— BEGIN INFORMATION PROVIDED —
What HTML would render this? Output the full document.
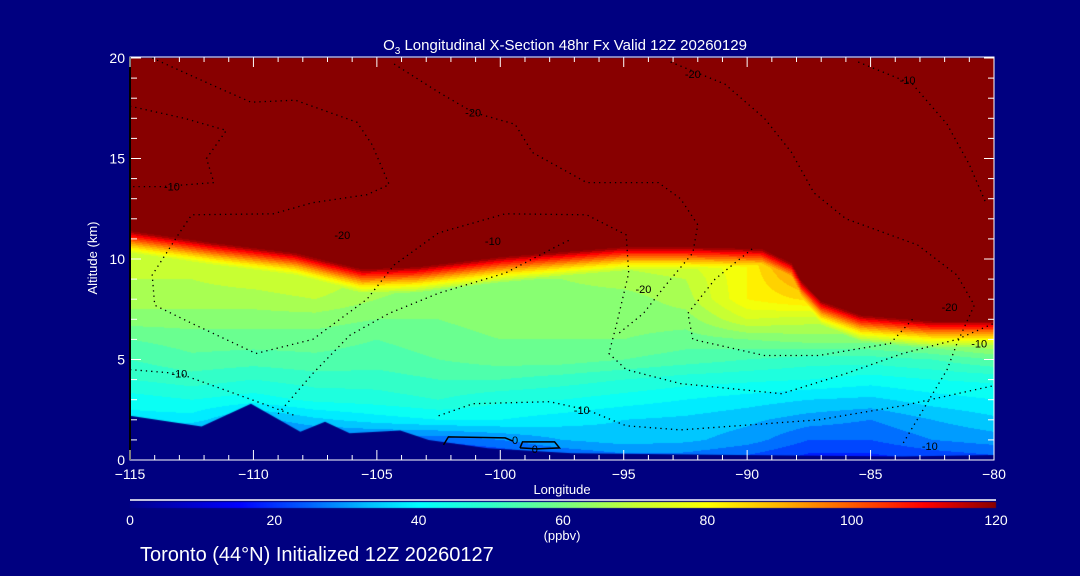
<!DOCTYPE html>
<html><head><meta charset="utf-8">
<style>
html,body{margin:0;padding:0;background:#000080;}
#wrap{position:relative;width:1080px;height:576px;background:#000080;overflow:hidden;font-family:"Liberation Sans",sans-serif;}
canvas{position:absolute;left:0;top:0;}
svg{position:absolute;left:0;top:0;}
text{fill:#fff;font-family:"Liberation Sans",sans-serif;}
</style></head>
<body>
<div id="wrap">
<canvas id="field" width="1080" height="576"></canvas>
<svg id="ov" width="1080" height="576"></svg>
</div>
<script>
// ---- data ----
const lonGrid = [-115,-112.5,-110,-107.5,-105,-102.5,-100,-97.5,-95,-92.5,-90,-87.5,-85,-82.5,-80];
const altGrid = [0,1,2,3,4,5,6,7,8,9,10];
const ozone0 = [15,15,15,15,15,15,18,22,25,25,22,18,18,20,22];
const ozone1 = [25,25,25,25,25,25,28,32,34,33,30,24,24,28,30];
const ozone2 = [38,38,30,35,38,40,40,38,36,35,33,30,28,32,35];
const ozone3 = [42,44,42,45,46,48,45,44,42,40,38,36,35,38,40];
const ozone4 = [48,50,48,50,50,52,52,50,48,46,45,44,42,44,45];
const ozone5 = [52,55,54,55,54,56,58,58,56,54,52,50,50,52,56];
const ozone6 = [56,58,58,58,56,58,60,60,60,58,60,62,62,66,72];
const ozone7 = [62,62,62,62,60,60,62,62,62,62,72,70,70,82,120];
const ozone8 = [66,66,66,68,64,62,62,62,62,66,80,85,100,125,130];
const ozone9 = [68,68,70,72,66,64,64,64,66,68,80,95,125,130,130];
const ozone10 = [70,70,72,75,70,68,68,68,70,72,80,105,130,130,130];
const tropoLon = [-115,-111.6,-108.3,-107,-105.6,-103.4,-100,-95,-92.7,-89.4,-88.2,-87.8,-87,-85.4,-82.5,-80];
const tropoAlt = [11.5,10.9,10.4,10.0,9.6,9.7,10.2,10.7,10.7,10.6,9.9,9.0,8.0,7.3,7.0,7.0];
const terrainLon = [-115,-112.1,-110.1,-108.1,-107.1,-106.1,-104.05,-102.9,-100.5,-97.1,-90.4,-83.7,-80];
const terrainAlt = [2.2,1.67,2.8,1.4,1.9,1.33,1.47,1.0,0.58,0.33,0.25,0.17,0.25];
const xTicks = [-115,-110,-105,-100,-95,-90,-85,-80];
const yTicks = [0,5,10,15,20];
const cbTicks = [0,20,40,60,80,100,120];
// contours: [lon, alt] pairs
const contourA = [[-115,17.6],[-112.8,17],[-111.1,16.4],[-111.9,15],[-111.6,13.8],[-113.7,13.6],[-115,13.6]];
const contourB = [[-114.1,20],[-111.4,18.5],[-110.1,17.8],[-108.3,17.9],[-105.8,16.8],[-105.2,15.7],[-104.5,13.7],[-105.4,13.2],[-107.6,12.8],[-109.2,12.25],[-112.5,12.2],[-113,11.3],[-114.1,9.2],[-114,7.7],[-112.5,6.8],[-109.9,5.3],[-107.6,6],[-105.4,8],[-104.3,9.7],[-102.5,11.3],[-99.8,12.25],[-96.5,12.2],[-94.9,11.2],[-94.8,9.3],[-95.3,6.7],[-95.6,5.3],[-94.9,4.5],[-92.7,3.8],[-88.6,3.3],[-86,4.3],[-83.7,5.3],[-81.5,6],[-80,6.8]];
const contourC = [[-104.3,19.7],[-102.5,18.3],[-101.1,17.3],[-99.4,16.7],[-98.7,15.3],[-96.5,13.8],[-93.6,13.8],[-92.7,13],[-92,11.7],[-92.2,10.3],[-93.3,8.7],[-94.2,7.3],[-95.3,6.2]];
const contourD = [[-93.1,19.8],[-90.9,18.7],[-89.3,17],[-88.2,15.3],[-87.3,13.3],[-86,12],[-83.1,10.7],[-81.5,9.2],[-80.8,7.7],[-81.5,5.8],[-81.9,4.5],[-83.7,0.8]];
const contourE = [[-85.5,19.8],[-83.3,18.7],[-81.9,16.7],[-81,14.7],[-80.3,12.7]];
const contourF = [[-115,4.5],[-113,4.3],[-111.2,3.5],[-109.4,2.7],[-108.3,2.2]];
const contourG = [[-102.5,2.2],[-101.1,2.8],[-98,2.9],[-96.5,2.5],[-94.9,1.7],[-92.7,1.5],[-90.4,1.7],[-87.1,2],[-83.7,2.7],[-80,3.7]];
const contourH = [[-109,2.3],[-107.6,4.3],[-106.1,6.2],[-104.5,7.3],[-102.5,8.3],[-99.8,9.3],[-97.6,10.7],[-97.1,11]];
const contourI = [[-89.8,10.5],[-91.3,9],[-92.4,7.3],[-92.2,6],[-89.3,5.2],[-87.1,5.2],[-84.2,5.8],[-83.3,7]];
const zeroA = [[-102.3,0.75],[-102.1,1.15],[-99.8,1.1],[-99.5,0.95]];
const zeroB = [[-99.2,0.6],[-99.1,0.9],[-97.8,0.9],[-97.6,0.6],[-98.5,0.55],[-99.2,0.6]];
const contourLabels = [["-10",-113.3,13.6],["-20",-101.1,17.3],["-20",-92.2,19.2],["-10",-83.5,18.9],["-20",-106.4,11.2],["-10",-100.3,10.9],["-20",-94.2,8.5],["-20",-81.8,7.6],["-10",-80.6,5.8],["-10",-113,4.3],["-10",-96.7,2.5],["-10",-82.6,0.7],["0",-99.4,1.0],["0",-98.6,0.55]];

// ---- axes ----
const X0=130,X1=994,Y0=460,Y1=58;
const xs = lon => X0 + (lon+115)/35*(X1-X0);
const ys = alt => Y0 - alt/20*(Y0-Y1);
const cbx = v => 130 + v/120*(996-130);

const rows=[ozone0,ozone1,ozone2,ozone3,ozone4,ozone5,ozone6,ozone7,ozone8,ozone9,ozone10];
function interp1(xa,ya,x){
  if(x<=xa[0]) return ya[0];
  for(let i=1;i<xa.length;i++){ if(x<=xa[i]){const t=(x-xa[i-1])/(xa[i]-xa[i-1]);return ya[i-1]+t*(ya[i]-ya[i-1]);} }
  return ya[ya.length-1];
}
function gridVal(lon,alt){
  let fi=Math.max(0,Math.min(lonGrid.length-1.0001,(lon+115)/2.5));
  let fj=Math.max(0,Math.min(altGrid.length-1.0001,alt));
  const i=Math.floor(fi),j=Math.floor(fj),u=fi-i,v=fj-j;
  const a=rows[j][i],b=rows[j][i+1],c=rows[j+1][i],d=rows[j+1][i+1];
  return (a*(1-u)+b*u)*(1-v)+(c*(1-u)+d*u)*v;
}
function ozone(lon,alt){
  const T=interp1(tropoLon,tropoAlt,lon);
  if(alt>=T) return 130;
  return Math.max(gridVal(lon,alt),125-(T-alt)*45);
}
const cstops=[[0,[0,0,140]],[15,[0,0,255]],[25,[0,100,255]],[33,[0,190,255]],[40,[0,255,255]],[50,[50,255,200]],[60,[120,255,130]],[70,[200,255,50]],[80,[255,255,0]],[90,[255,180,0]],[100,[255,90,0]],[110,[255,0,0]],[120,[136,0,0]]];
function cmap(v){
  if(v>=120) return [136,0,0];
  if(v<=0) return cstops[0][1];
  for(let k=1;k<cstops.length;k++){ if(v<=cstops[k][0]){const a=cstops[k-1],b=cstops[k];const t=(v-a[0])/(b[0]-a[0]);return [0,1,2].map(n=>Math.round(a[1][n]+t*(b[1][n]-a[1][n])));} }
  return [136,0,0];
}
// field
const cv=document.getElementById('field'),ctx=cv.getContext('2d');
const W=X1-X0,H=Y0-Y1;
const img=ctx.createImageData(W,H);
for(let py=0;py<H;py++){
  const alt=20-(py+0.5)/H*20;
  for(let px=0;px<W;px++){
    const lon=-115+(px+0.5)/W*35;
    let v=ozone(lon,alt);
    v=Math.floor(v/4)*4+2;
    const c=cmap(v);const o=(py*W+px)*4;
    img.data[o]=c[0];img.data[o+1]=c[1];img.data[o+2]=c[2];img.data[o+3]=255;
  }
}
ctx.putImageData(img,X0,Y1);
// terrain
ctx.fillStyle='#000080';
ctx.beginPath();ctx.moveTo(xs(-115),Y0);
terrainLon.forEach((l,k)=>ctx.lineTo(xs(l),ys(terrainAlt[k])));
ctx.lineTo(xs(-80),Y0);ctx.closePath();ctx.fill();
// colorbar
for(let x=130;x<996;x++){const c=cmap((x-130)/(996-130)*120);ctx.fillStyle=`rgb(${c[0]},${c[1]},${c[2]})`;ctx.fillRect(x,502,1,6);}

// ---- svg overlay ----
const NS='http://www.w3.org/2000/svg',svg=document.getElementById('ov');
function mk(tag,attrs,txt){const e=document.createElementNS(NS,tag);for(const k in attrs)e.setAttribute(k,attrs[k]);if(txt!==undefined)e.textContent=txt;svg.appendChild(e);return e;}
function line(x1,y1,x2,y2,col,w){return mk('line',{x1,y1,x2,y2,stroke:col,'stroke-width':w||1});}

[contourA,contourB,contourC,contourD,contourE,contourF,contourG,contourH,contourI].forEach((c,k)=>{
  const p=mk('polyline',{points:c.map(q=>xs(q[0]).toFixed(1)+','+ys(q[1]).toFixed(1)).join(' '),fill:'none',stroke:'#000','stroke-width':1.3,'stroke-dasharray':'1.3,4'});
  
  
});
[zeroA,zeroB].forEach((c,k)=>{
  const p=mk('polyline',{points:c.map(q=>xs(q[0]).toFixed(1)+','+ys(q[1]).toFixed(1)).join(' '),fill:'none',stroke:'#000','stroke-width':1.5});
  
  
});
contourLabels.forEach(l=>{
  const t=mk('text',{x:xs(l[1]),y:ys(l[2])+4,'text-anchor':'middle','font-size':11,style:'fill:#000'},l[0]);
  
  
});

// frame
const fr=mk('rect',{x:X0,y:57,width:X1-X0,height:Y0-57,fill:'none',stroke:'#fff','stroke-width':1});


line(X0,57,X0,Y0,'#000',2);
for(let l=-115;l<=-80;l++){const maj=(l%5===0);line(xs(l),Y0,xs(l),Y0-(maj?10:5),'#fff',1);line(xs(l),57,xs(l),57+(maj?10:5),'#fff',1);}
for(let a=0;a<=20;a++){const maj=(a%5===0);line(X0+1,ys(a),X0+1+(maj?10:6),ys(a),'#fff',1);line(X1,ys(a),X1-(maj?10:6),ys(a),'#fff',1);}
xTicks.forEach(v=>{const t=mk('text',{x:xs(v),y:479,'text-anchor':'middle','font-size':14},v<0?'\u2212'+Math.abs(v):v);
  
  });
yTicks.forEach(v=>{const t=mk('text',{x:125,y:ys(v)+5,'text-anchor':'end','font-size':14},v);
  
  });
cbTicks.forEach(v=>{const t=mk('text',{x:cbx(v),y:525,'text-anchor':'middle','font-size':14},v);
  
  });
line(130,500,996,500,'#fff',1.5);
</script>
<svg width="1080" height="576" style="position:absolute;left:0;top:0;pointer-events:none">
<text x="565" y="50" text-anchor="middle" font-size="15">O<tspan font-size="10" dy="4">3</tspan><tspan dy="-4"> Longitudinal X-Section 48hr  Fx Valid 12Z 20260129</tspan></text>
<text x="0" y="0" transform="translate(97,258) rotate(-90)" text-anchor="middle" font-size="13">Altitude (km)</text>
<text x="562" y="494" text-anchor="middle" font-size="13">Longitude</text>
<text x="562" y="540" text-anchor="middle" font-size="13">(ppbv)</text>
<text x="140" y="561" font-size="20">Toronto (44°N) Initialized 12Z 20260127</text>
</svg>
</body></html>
— END INFORMATION PROVIDED —
§ WHAT YOU WILL DO
Extract each line from the listing that holds the word "document".

§ WRITTEN RESPONSE
What HTML would render this? Output the full document.
const cv=document.getElementById('field'),ctx=cv.getContext('2d');
const NS='http://www.w3.org/2000/svg',svg=document.getElementById('ov');
function mk(tag,attrs,txt){const e=document.createElementNS(NS,tag);for(const k in attrs)e.setAttribute(k,attrs[k]);if(txt!==undefined)e.textContent=txt;svg.appendChild(e);return e;}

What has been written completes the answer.